> _Stated goal_:
Leave out the pictures, and retype only the lines from the beginning of the material through the line that contains "0.98, 0.995, 1];", including both.

> _Dataset excerpt_:
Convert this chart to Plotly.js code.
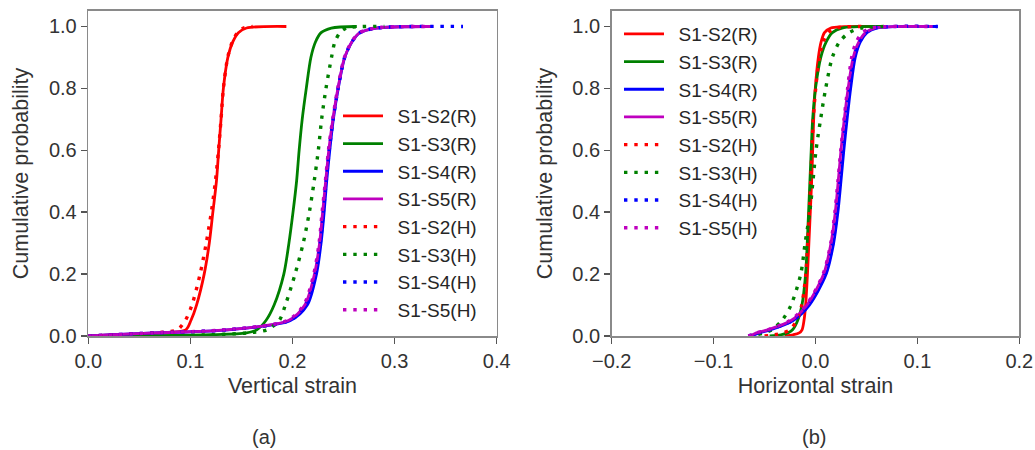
<!DOCTYPE html>
<html>
<head>
<meta charset="utf-8">
<script src="https://cdn.plot.ly/plotly-3.0.1.min.js"></script>
<style>
  html, body { margin: 0; padding: 0; background: #ffffff; }
  #chart { width: 1035px; height: 450px; }
</style>
</head>
<body>
<div id="chart"></div>
<script>
// Cumulative probability levels at which each strain quantile is listed
const probLevels = [0, 0.004, 0.01, 0.02, 0.05, 0.1, 0.2, 0.3, 0.4, 0.5, 0.6, 0.7, 0.8, 0.9, 0.95, 0.98, 0.995, 1];

// Series names (R = solid, H = dotted)
const seriesNames = ['S1-S2(R)', 'S1-S3(R)', 'S1-S4(R)', 'S1-S5(R)', 'S1-S2(H)', 'S1-S3(H)', 'S1-S4(H)', 'S1-S5(H)'];

// (a) Vertical strain quantiles
const vS2R = [0.0, 0.030, 0.070, 0.0955, 0.1005, 0.106, 0.1135, 0.1185, 0.122, 0.1255, 0.1277, 0.130, 0.1323, 0.1367, 0.1415, 0.147, 0.155, 0.194];
const vS3R = [0.02, 0.120, 0.155, 0.165, 0.174, 0.182, 0.1915, 0.1965, 0.2005, 0.204, 0.2065, 0.2095, 0.2135, 0.218, 0.2225, 0.228, 0.238, 0.263];
const vS4R = [0.0, 0.025, 0.065, 0.137, 0.198, 0.2145, 0.2235, 0.228, 0.231, 0.2335, 0.2365, 0.240, 0.2448, 0.2512, 0.2582, 0.2662, 0.282, 0.330];
const vS5R = [0.0, 0.025, 0.065, 0.135, 0.196, 0.212, 0.2215, 0.2265, 0.2295, 0.2325, 0.2355, 0.2395, 0.2445, 0.251, 0.258, 0.266, 0.282, 0.338];
const vS2H = [0.0, 0.030, 0.065, 0.087, 0.095, 0.1015, 0.1095, 0.1155, 0.1205, 0.1245, 0.1275, 0.130, 0.1323, 0.1365, 0.141, 0.146, 0.152, 0.161];
const vS3H = [0.02, 0.120, 0.155, 0.175, 0.187, 0.193, 0.2025, 0.2105, 0.2165, 0.2212, 0.2253, 0.2285, 0.2328, 0.2382, 0.2415, 0.2465, 0.253, 0.290];
const vS4H = [0.0, 0.025, 0.065, 0.136, 0.197, 0.213, 0.2225, 0.2272, 0.2302, 0.233, 0.236, 0.2398, 0.2447, 0.2511, 0.2581, 0.2661, 0.282, 0.367];
const vS5H = [0.0, 0.025, 0.065, 0.134, 0.195, 0.211, 0.2208, 0.226, 0.229, 0.2322, 0.2352, 0.2393, 0.2443, 0.2508, 0.2578, 0.2658, 0.281, 0.335];

// (b) Horizontal strain quantiles
const hS2R = [-0.030, -0.022, -0.016, -0.0132, -0.0113, -0.0097, -0.0079, -0.0065, -0.0051, -0.0038, -0.0028, -0.0018, -0.0002, 0.0028, 0.0055, 0.0088, 0.015, 0.060];
const hS3R = [-0.045, -0.034, -0.027, -0.0225, -0.0175, -0.0133, -0.0097, -0.0081, -0.0068, -0.0055, -0.0042, -0.0028, 0.0000, 0.0052, 0.0105, 0.0165, 0.026, 0.070];
const hS4R = [-0.064, -0.060, -0.055, -0.044, -0.022, -0.006, 0.0105, 0.0178, 0.022, 0.025, 0.0278, 0.031, 0.0345, 0.039, 0.044, 0.0505, 0.060, 0.120];
const hS5R = [-0.066, -0.062, -0.058, -0.047, -0.024, -0.0085, 0.008, 0.0152, 0.0194, 0.0223, 0.025, 0.0282, 0.032, 0.037, 0.0425, 0.049, 0.058, 0.115];
const hS2H = [-0.050, -0.040, -0.032, -0.025, -0.0185, -0.0135, -0.0095, -0.0076, -0.006, -0.0047, -0.0035, -0.0022, 0.0002, 0.0038, 0.0075, 0.0125, 0.020, 0.045];
const hS3H = [-0.066, -0.058, -0.050, -0.043, -0.033, -0.024, -0.0145, -0.0102, -0.0056, -0.0025, 0.0005, 0.005, 0.010, 0.0165, 0.0235, 0.033, 0.045, 0.070];
const hS4H = [-0.066, -0.061, -0.056, -0.045, -0.023, -0.007, 0.0095, 0.017, 0.021, 0.024, 0.0268, 0.0298, 0.0335, 0.038, 0.043, 0.0495, 0.058, 0.120];
const hS5H = [-0.066, -0.062, -0.058, -0.047, -0.025, -0.009, 0.0075, 0.015, 0.019, 0.022, 0.0248, 0.028, 0.0315, 0.0355, 0.040, 0.046, 0.055, 0.110];

const seriesColors = ['#ff0000', '#008000', '#0000ff', '#bf00bf', '#ff0000', '#008000', '#0000ff', '#bf00bf'];

const verticalSets = [vS2R, vS3R, vS4R, vS5R, vS2H, vS3H, vS4H, vS5H];
const horizontalSets = [hS2R, hS3R, hS4R, hS5R, hS2H, hS3H, hS4H, hS5H];

const FONT = 'Liberation Sans, Arial, sans-serif';

function buildTraces(sets, xref, yref, legendId) {
  return sets.map((xs, i) => {
    const dotted = i >= 4;
    return {
      type: 'scatter',
      mode: 'lines',
      // en space keeps a little air between the key line and its label
      name: '\u2002' + seriesNames[i],
      x: xs,
      y: probLevels,
      xaxis: xref,
      yaxis: yref,
      legend: legendId,
      line: {
        color: seriesColors[i],
        width: dotted ? 3.4 : 2.8,
        dash: dotted ? '3.4px,6.9px' : 'solid',
        shape: 'spline',
        smoothing: 0.8
      },
      hoverinfo: 'skip'
    };
  });
}

const traces = buildTraces(verticalSets, 'x', 'y', 'legend')
  .concat(buildTraces(horizontalSets, 'x2', 'y2', 'legend2'));

const W = 1035, H = 450;
const tickFont = { family: FONT, size: 20, color: '#333333' };
const titleFont = { family: FONT, size: 21.5, color: '#333333' };

function xAxis(domain, range, title) {
  return {
    domain: domain,
    range: range,
    dtick: 0.1,
    tick0: 0,
    tickformat: '.1f',
    ticks: 'outside',
    ticklen: 6,
    tickwidth: 1.5,
    tickcolor: '#555555',
    showline: true,
    linecolor: '#8a8a8a',
    linewidth: 1.6,
    mirror: true,
    showgrid: false,
    zeroline: false,
    tickfont: tickFont,
    title: { text: title, font: titleFont, standoff: 7 },
    automargin: false
  };
}

function yAxis(anchor, title) {
  return {
    domain: [(H - 336) / H, (H - 11) / H],
    range: [0, 1.05],
    anchor: anchor,
    dtick: 0.2,
    tick0: 0,
    tickformat: '.1f',
    ticks: 'outside',
    ticklen: 6,
    tickwidth: 1.5,
    tickcolor: '#555555',
    showline: true,
    linecolor: '#8a8a8a',
    linewidth: 1.6,
    mirror: true,
    showgrid: false,
    zeroline: false,
    tickfont: tickFont,
    title: { text: title, font: titleFont, standoff: 14 },
    automargin: false
  };
}

const legendBase = {
  font: { family: FONT, size: 19, color: '#262626' },
  bgcolor: 'rgba(0,0,0,0)',
  borderwidth: 0,
  itemwidth: 40,
  xanchor: 'left',
  yanchor: 'top',
  traceorder: 'normal'
};

const panelLabelFont = { family: FONT, size: 20, color: '#333333' };

const layout = {
  width: W,
  height: H,
  margin: { l: 0, r: 0, t: 0, b: 0 },
  paper_bgcolor: '#ffffff',
  plot_bgcolor: '#ffffff',
  showlegend: true,
  xaxis: Object.assign(xAxis([88.3 / W, 496.7 / W], [0, 0.4], 'Vertical strain'), { anchor: 'y' }),
  yaxis: yAxis('x', 'Cumulative probability'),
  xaxis2: Object.assign(xAxis([611.7 / W, 1019.3 / W], [-0.2, 0.2], 'Horizontal strain'), { anchor: 'y2' }),
  yaxis2: yAxis('x2', 'Cumulative probability'),
  legend: Object.assign({}, legendBase, { x: 338 / W, y: 1 - 97 / H }),
  legend2: Object.assign({}, legendBase, { x: 619 / W, y: 1 - 15 / H }),
  annotations: [
    { text: '(a)', xref: 'paper', yref: 'paper', x: 264 / W, y: 1 - 437 / H,
      xanchor: 'center', yanchor: 'middle', showarrow: false, font: panelLabelFont },
    { text: '(b)', xref: 'paper', yref: 'paper', x: 814 / W, y: 1 - 437 / H,
      xanchor: 'center', yanchor: 'middle', showarrow: false, font: panelLabelFont }
  ]
};

Plotly.newPlot('chart', traces, layout, { displayModeBar: false, staticPlot: true });
</script>
</body>
</html>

> _Solution to this task_:
Convert this chart to Plotly.js code.
<!DOCTYPE html>
<html>
<head>
<meta charset="utf-8">
<script src="https://cdn.plot.ly/plotly-3.0.1.min.js"></script>
<style>
  html, body { margin: 0; padding: 0; background: #ffffff; }
  #chart { width: 1035px; height: 450px; }
</style>
</head>
<body>
<div id="chart"></div>
<script>
// Cumulative probability levels at which each strain quantile is listed
const probLevels = [0, 0.004, 0.01, 0.02, 0.05, 0.1, 0.2, 0.3, 0.4, 0.5, 0.6, 0.7, 0.8, 0.9, 0.95, 0.98, 0.995, 1];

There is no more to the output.